General Motors will continue selling Daewoo cars in Europe and North America only if they can be profitable.
That is a major focus of current due-diligence efforts, said GM CEO Rick Wagoner in an interview.
'Philosophically, if selling vehicles in Romania is a money-loser for Daewoo in Korea, we can't do that,' Wagoner said. 'Daewoo has to be standalone financially.'
But GM is still studying Daewoo export sales. 'That's the area we have spent the least amount of time on,' Wagoner said. 'To be perfectly honest, our strategy is not fully thought out.'
GM has said its main goal is gaining entry to Korea and adding capacity to serve Asia-Pacific markets.
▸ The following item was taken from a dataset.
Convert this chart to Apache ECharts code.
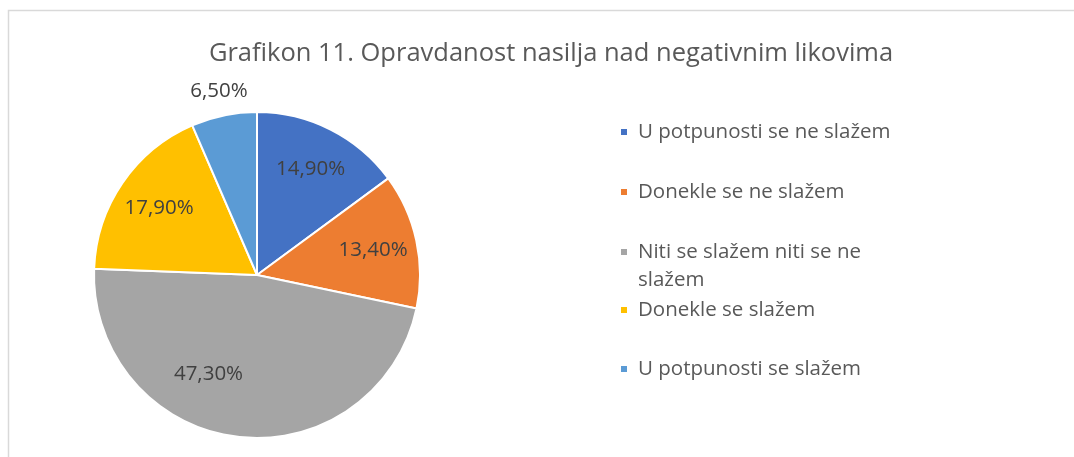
<!DOCTYPE html>
<html>
<head>
<meta charset="utf-8">
<script src="https://cdn.jsdelivr.net/npm/echarts@6/dist/echarts.min.js"></script>
<style>
html,body{margin:0;padding:0;background:#fff;}
#chart{width:1074px;height:457px;}
</style>
</head>
<body>
<div id="chart"></div>
<script>
// ---- data ----
const titleText = 'Grafikon 11. Opravdanost nasilja nad negativnim likovima';
const categories = ['U potpunosti se ne slažem', 'Donekle se ne slažem', 'Niti se slažem niti se ne slažem', 'Donekle se slažem', 'U potpunosti se slažem'];
const values = [14.9, 13.4, 47.3, 17.9, 6.5];

// ---- styles ----
const colors = ['#4472C4', '#ED7D31', '#A5A5A5', '#FFC000', '#5B9BD5'];
const FONT = '"Open Sans", "Noto Sans", sans-serif';
const center = [257, 275];
const R = 163;
const outsideIdx = 4;
const legendIconY = [132, 192, 252, 310, 369];
const labelOffsets = {2: [-34, -19]};

const fmt = v => v.toFixed(2).replace('.', ',') + '%';

const pieData = categories.map((c, i) => ({ name: c, value: values[i], itemStyle: { color: colors[i] } }));

const labelStyle = { color: '#404040', fontFamily: FONT, fontSize: 20.5 };

const innerLabelData = categories.map((c, i) => ({
  name: c, value: values[i],
  label: { show: i !== outsideIdx, offset: labelOffsets[i] || [0, 0] }
}));
const outerLabelData = categories.map((c, i) => ({
  name: c, value: values[i],
  label: { show: i === outsideIdx }
}));

const legends = categories.map((c, i) => {
  const wrapped = i === 2;
  return {
    orient: 'vertical',
    left: 619,
    top: legendIconY[i] - (wrapped ? 42 : 14),
    padding: 0,
    itemWidth: 8,
    itemHeight: 8,
    icon: 'rect',
    selectedMode: false,
    data: [c],
    formatter: wrapped ? (n => '\n' + n) : (n => n),
    textStyle: {
      color: '#595959', fontFamily: FONT, fontSize: 20.5, lineHeight: 28,
      width: 270, overflow: 'break',
      padding: [0, 0, 0, 5]
    }
  };
});

const chart = echarts.init(document.getElementById('chart'), null, { renderer: 'canvas' });
chart.setOption({
  animation: false,
  backgroundColor: '#fff',
  title: {
    text: titleText,
    left: 546, top: 49, textAlign: 'center', textVerticalAlign: 'middle',
    textStyle: { color: '#595959', fontFamily: FONT, fontSize: 25.5, fontWeight: 'normal' }
  },
  graphic: [{
    type: 'rect', silent: true, z: -1,
    shape: { x: 8.5, y: 10.5, width: 1200, height: 600 },
    style: { fill: 'none', stroke: '#d9d9d9', lineWidth: 1.5 }
  }],
  legend: legends,
  series: [
    {
      type: 'pie', center: center, radius: R, startAngle: 90, clockwise: true,
      silent: true, avoidLabelOverlap: false,
      itemStyle: { borderColor: '#fff', borderWidth: 2 },
      label: { show: false }, labelLine: { show: false },
      data: pieData
    },
    {
      type: 'pie', center: center, radius: R * 1.42, startAngle: 90, clockwise: true,
      silent: true, avoidLabelOverlap: false,
      itemStyle: { color: 'rgba(0,0,0,0)', borderWidth: 0 },
      label: Object.assign({ position: 'inside', formatter: p => fmt(p.value) }, labelStyle),
      labelLine: { show: false },
      emphasis: { disabled: true },
      data: innerLabelData
    },
    {
      type: 'pie', center: center, radius: R * 2.27, startAngle: 90, clockwise: true,
      silent: true, avoidLabelOverlap: false,
      itemStyle: { color: 'rgba(0,0,0,0)', borderWidth: 0 },
      label: Object.assign({ position: 'inside', formatter: p => fmt(p.value) }, labelStyle),
      labelLine: { show: false },
      emphasis: { disabled: true },
      data: outerLabelData
    }
  ]
});
</script>
</body>
</html>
General Motors will send no more than 25 executives to Korea to run the Daewoo successor company if GM completes the deal to buy key Daewoo assets.
Wagoner said GM is determined that the new Daewoo will not drain GM's management or financial resources. Daewoo middle management is strong, so GM can keep direct management involvement minimal, he said.
'We'll want to put in a reasonable sprinkling of senior people,' Wagoner said. 'But just to give you context, we're talking 10 or 20, not 50 or 100. Maybe it's 25.'
Wagoner said GM expects a final deal by the first or second quarter of 2002. GM expects 'at least one' of its alliance partners - Fiat Auto, Suzuki, Isuzu and Subaru parent Fuji Heavy Industries - to take an equity stake in the new company.
In September, GM and its partners agreed to pay $400 million (E447.2 million) for 67 percent of the new company. Daewoo's creditors would pay $197 million for 33 percent. GM would be the largest single shareholder, but would not hold a majority stake.
The new company would own Daewoo plants in Changwon and Kunsan, research and development and die-casting operations at Pupyong, manufacturing plants in Egypt and Vietnam, and 22 Daewoo sales companies outside of Korea. Also, it would not own but would buy vehicles and components from the older Pupyong plant for six years.